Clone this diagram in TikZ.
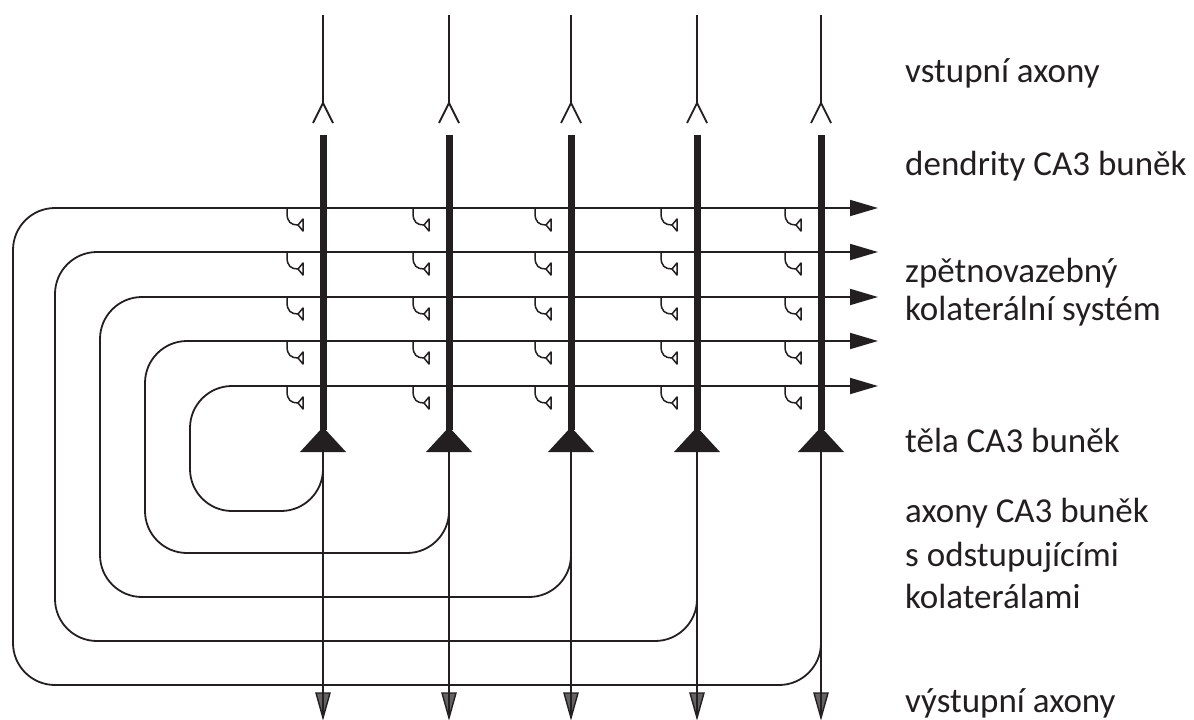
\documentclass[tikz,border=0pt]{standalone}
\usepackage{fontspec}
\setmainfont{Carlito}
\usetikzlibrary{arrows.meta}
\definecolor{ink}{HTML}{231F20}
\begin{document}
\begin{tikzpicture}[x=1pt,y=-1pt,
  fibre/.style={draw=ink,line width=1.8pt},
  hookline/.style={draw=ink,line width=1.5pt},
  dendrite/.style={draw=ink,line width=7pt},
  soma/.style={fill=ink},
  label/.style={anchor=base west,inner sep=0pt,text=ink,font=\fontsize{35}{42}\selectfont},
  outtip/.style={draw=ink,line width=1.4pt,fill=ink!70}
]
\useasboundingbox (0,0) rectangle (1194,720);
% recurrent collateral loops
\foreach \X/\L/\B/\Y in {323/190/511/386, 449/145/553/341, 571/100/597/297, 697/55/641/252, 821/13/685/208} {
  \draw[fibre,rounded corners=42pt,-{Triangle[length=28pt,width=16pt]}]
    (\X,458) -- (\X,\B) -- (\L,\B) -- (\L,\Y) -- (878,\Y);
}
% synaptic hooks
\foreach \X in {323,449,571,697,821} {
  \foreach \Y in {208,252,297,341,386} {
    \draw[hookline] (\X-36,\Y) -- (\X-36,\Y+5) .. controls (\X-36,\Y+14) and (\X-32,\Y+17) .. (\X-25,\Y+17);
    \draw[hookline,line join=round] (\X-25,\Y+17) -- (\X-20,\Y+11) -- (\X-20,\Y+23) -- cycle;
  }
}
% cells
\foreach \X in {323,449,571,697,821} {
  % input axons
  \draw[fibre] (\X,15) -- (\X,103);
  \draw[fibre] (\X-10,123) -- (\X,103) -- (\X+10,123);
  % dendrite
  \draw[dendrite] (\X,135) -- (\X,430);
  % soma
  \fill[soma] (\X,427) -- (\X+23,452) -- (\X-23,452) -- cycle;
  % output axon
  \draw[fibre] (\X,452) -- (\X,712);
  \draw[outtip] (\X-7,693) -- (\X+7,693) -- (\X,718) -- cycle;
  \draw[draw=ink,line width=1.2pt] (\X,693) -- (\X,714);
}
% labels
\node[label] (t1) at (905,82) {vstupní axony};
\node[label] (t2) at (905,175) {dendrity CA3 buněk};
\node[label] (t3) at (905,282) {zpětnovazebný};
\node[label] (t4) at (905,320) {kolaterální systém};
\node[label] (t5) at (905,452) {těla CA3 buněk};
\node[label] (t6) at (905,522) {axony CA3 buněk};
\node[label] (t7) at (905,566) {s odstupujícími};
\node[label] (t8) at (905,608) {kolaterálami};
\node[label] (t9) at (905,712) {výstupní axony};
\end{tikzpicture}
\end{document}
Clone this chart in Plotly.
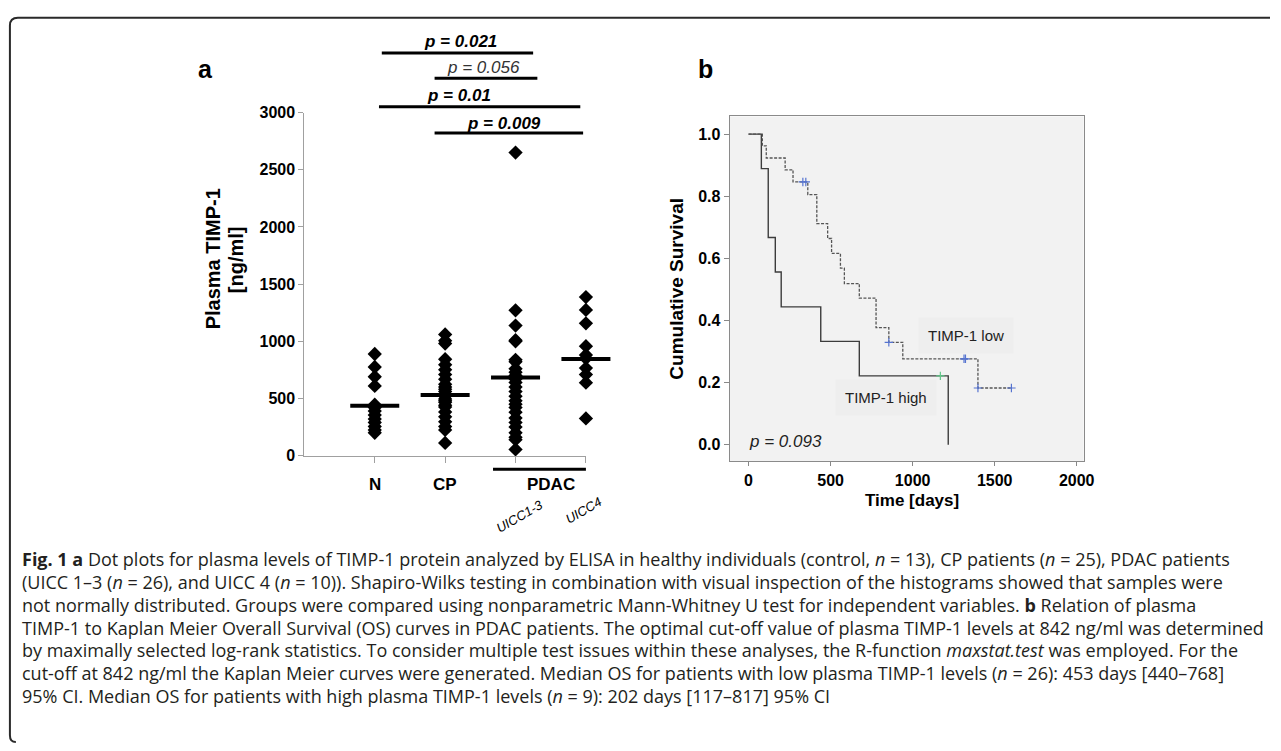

────

Your task is to repeat the data above exactly while excluding the pictures.

Written answer -
Clone this diagram in TikZ.
\documentclass[tikz,border=0pt]{standalone}
\usepackage{fontspec}
\setmainfont{Carlito}
\usetikzlibrary{arrows.meta}
\definecolor{ink}{HTML}{231F20}
\begin{document}
\begin{tikzpicture}[x=1pt,y=-1pt,
  fibre/.style={draw=ink,line width=1.8pt},
  hookline/.style={draw=ink,line width=1.5pt},
  dendrite/.style={draw=ink,line width=7pt},
  soma/.style={fill=ink},
  label/.style={anchor=base west,inner sep=0pt,text=ink,font=\fontsize{35}{42}\selectfont},
  outtip/.style={draw=ink,line width=1.4pt,fill=ink!70}
]
\useasboundingbox (0,0) rectangle (1194,720);
% recurrent collateral loops
\foreach \X/\L/\B/\Y in {323/190/511/386, 449/145/553/341, 571/100/597/297, 697/55/641/252, 821/13/685/208} {
  \draw[fibre,rounded corners=42pt,-{Triangle[length=28pt,width=16pt]}]
    (\X,458) -- (\X,\B) -- (\L,\B) -- (\L,\Y) -- (878,\Y);
}
% synaptic hooks
\foreach \X in {323,449,571,697,821} {
  \foreach \Y in {208,252,297,341,386} {
    \draw[hookline] (\X-36,\Y) -- (\X-36,\Y+5) .. controls (\X-36,\Y+14) and (\X-32,\Y+17) .. (\X-25,\Y+17);
    \draw[hookline,line join=round] (\X-25,\Y+17) -- (\X-20,\Y+11) -- (\X-20,\Y+23) -- cycle;
  }
}
% cells
\foreach \X in {323,449,571,697,821} {
  % input axons
  \draw[fibre] (\X,15) -- (\X,103);
  \draw[fibre] (\X-10,123) -- (\X,103) -- (\X+10,123);
  % dendrite
  \draw[dendrite] (\X,135) -- (\X,430);
  % soma
  \fill[soma] (\X,427) -- (\X+23,452) -- (\X-23,452) -- cycle;
  % output axon
  \draw[fibre] (\X,452) -- (\X,712);
  \draw[outtip] (\X-7,693) -- (\X+7,693) -- (\X,718) -- cycle;
  \draw[draw=ink,line width=1.2pt] (\X,693) -- (\X,714);
}
% labels
\node[label] (t1) at (905,82) {vstupní axony};
\node[label] (t2) at (905,175) {dendrity CA3 buněk};
\node[label] (t3) at (905,282) {zpětnovazebný};
\node[label] (t4) at (905,320) {kolaterální systém};
\node[label] (t5) at (905,452) {těla CA3 buněk};
\node[label] (t6) at (905,522) {axony CA3 buněk};
\node[label] (t7) at (905,566) {s odstupujícími};
\node[label] (t8) at (905,608) {kolaterálami};
\node[label] (t9) at (905,712) {výstupní axony};
\end{tikzpicture}
\end{document}
Clone this chart in Plotly.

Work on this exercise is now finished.